Enquanto isto, os mesmos grupos investem milhões em campanhas de greenwashing. Anúncios idílicos mostram paisagens portuguesas intocadas, com a promessa de um futuro limpo. Nos bastidores, porém, os mesmos executivos pressionam Bruxelas para considerar o gás natural como "energia verde", atrasando assim os investimentos em eólica offshore e hidrogénio. Um email interno, a que o Jornal de Negócios teve acesso, celebra o adiamento do leilão do hidrogénio verde: "Ganhamos mais dois anos para espremer o gás".

O mais perturbador? Muitos destes grupos são os mesmos que recebem fundos europeus para a transição energética. Um relatório da ECO Sapo revela que uma petrolífera recebeu 12 milhões em subsídios para um projeto de hidrogénio que nunca saiu do papel, enquanto canalizava o dinheiro para expandir uma refinaria. A justificação? "Dificuldades técnicas". Peritos ouvidos pela investigação são perentórios: é um esquema de desvio de fundos públicos com cumplicidade de entidades reguladoras.

E o cidadão comum paga a fatura, literalmente. As contas de luz sobem, os combustíveis atingem máximos históricos, e a promessa de um futuro renovável adia-se. Enquanto isso, nos corredores do poder, decisões são tomadas com base em relatórios encomendados por quem tem mais a perder com a mudança. A transição energética tornou-se num campo de batalha onde a informação é a arma mais poderosa – e está a ser usada contra os portugueses.

Há, no entanto, sinais de esperança. Municípios como Cascais e Guimarães estão a criar comunidades energéticas que contornam os grandes players. Pequenos produtores unem-se para comprar painéis solares em grupo, negociando preços diretamente com fabricantes chineses. "Cortámos os intermediários e a eletricidade ficou 40% mais barata", conta uma responsável de uma dessas comunidades à TSF. São gotas no oceano, mas mostram que a mudança pode vir de baixo, mesmo quando os de cima fazem tudo para a travar.
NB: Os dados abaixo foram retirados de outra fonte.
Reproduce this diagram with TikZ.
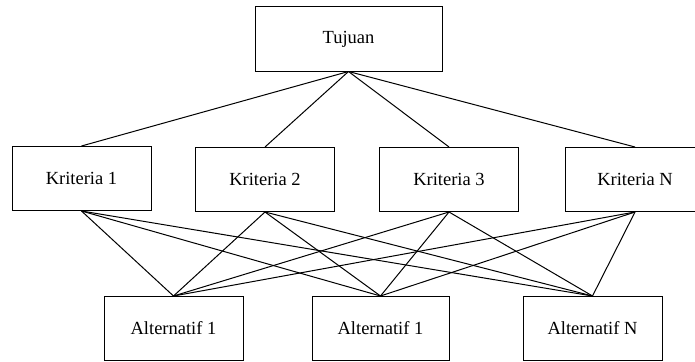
\documentclass[tikz,border=0pt]{standalone}
\usepackage{fontspec}
\setmainfont{Liberation Serif}
\begin{document}
\begin{tikzpicture}[x=1pt,y=-1pt,
  box/.style={draw, line width=1pt, minimum width=139pt, minimum height=64pt, inner sep=0pt,
    font=\fontsize{18.5}{22}\selectfont},
  link/.style={line width=1pt}]
\useasboundingbox (0,0) rectangle (695,361);
\node[box, minimum width=187pt] (goal) at (348.5,39) {Tujuan};
\node[box] (k1) at (81.5,178.5) {Kriteria 1};
\node[box] (k2) at (265,179.5) {Kriteria 2};
\node[box] (k3) at (449,179.5) {Kriteria 3};
\node[box, minimum width=140pt] (kn) at (635,179.5) {Kriteria N};
\node[box] (a1) at (173.5,328.5) {Alternatif 1};
\node[box, minimum width=137pt] (a2) at (380.5,328.5) {Alternatif 1};
\node[box] (an) at (592.5,328.5) {Alternatif N};
\foreach \k in {k1,k2,k3,kn}{
  \draw[link] (goal.south) -- (\k.north);
  \foreach \a in {a1,a2,an}{
    \draw[link] (\k.south) -- (\a.north);
  }
}
\end{tikzpicture}
\end{document}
O que está em jogo vai além das contas de luz ou das emissões de carbono. É uma luta pelo controlo do próprio futuro energético do país. Permitiremos que ele fique nas mãos de quem lucra com o atraso, ou tomaremos as rédeas da nossa independência? A resposta pode estar nos telhados de cada casa, nos parques eólicos comunitários, na recusa em aceitar o jogo sujo como inevitável. O tempo de olhar para além dos anúncios bonitos e exigir transparência é agora – antes que o futuro nos escape por entre os dedos, vendido a retalho a quem já tem demasiado poder.